_Exercise:_
Please write out the lines of the data exactly, beginning with the first and ending with the line containing "const SAMPLES_PER_LABEL = 6;"; leave the pictures behind.

_Provided data:_
┌──

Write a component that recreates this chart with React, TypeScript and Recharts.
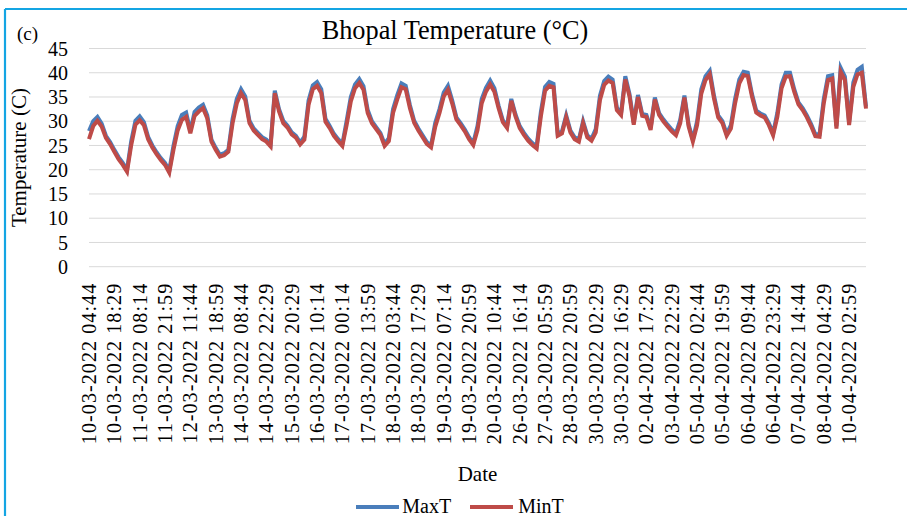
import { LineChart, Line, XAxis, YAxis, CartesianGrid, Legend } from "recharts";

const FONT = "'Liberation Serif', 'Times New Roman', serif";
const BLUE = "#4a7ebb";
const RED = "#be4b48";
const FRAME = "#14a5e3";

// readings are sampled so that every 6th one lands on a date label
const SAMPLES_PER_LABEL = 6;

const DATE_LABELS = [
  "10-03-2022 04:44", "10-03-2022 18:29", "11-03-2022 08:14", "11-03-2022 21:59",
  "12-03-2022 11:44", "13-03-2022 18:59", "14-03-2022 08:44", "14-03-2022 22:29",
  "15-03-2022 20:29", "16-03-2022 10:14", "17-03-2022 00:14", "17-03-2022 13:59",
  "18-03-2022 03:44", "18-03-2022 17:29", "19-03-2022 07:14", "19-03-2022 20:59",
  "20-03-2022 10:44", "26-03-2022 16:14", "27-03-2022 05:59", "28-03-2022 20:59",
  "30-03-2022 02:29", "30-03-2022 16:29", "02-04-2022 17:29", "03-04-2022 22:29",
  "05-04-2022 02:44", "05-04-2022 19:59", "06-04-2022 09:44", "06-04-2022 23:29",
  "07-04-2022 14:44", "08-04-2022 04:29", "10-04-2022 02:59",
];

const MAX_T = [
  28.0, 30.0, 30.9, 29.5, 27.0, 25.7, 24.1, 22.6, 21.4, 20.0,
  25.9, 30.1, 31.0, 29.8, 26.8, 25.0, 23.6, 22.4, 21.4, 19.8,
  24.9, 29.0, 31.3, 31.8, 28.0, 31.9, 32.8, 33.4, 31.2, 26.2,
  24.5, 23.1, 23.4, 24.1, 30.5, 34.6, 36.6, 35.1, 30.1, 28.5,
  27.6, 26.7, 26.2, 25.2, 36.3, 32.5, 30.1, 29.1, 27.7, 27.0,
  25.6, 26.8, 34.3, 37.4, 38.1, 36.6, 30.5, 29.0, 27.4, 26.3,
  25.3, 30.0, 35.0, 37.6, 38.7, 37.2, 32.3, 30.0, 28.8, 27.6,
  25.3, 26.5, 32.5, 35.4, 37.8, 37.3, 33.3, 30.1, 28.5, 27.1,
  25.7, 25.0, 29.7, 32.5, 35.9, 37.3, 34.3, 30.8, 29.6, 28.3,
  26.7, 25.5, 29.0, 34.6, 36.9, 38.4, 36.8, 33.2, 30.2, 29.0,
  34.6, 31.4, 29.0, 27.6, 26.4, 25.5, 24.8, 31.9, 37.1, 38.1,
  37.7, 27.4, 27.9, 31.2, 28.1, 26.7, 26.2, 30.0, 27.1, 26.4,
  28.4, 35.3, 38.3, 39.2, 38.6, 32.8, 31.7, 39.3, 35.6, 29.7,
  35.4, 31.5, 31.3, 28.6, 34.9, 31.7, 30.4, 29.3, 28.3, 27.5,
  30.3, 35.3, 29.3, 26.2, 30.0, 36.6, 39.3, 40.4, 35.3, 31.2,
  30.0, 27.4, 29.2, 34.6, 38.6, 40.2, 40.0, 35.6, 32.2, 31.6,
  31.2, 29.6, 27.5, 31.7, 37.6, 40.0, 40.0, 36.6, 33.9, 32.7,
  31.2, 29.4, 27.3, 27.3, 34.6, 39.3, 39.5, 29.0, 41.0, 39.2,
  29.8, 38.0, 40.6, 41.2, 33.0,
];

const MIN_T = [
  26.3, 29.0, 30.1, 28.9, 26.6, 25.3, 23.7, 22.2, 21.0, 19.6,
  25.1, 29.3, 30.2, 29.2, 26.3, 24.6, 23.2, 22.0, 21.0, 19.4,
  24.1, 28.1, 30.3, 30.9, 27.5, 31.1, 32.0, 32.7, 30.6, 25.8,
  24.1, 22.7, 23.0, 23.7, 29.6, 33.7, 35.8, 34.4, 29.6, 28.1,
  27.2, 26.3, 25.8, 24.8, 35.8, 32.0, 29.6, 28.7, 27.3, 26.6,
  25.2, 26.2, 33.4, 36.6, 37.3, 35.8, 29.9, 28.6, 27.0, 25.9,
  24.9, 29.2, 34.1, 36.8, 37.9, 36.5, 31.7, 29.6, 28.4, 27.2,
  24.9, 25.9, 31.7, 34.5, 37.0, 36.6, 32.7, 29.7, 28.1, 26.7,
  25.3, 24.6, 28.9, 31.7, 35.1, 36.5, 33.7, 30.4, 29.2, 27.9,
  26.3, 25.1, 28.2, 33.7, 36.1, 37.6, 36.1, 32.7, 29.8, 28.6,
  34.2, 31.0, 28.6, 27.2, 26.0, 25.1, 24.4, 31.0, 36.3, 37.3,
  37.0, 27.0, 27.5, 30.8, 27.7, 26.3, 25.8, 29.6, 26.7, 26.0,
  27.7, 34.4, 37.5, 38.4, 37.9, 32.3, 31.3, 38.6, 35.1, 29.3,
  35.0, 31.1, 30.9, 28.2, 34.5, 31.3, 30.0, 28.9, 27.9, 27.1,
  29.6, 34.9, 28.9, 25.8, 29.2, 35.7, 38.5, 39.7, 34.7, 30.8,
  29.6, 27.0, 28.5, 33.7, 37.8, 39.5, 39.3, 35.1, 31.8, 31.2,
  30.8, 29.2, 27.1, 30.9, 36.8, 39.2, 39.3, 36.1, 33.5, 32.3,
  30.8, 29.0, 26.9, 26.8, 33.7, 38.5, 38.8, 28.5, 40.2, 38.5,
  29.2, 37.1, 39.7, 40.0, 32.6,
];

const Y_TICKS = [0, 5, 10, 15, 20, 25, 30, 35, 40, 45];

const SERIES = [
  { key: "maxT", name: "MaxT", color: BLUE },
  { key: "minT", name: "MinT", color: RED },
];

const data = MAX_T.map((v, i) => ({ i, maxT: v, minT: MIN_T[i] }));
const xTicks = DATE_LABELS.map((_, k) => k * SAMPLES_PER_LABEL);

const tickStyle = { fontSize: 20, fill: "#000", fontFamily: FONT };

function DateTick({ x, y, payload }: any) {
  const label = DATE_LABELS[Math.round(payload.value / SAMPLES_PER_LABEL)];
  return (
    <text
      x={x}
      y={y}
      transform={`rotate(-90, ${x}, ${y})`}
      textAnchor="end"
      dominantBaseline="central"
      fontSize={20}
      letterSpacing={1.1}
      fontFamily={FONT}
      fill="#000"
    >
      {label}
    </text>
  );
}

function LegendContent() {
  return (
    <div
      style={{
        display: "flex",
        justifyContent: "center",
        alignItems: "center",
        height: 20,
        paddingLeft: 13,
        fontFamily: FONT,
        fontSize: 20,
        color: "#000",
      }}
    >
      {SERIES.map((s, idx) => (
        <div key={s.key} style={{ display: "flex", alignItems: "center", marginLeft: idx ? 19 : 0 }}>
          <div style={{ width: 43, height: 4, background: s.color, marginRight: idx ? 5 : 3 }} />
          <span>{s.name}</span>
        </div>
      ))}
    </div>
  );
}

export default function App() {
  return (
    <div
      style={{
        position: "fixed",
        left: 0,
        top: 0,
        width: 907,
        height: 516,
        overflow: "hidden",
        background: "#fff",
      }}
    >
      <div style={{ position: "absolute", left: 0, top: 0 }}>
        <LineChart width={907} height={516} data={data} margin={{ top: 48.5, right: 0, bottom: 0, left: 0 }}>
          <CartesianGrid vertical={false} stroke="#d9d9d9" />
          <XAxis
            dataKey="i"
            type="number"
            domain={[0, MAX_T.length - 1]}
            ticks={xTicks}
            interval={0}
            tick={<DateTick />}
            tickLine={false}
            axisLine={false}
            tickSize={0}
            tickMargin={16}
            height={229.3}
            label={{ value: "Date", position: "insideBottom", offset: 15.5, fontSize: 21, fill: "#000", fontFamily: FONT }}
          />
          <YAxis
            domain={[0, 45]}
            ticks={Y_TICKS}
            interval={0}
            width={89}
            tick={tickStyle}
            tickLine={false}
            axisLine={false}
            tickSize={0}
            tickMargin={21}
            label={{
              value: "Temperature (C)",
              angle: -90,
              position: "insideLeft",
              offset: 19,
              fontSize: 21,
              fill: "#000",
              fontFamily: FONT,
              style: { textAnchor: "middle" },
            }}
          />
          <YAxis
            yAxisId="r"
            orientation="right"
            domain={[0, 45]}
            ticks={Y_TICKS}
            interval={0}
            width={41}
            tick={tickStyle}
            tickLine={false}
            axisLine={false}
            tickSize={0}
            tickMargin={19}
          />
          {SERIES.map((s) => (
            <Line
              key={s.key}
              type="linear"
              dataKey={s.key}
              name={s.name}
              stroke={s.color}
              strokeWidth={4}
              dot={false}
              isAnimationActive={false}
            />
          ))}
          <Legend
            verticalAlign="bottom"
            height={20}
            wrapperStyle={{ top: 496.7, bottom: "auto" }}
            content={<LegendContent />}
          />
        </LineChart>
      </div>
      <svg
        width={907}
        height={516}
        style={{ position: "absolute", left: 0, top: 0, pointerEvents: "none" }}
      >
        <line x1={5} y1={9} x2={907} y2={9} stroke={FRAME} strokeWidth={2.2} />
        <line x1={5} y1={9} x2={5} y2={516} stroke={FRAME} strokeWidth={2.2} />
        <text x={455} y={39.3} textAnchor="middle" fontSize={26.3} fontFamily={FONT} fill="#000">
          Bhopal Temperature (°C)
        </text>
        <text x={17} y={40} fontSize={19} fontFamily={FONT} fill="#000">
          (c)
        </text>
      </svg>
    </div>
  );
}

└──

_Reply:_
Write a component that recreates this chart with React, TypeScript and Recharts.
import { LineChart, Line, XAxis, YAxis, CartesianGrid, Legend } from "recharts";

const FONT = "'Liberation Serif', 'Times New Roman', serif";
const BLUE = "#4a7ebb";
const RED = "#be4b48";
const FRAME = "#14a5e3";

// readings are sampled so that every 6th one lands on a date label
const SAMPLES_PER_LABEL = 6;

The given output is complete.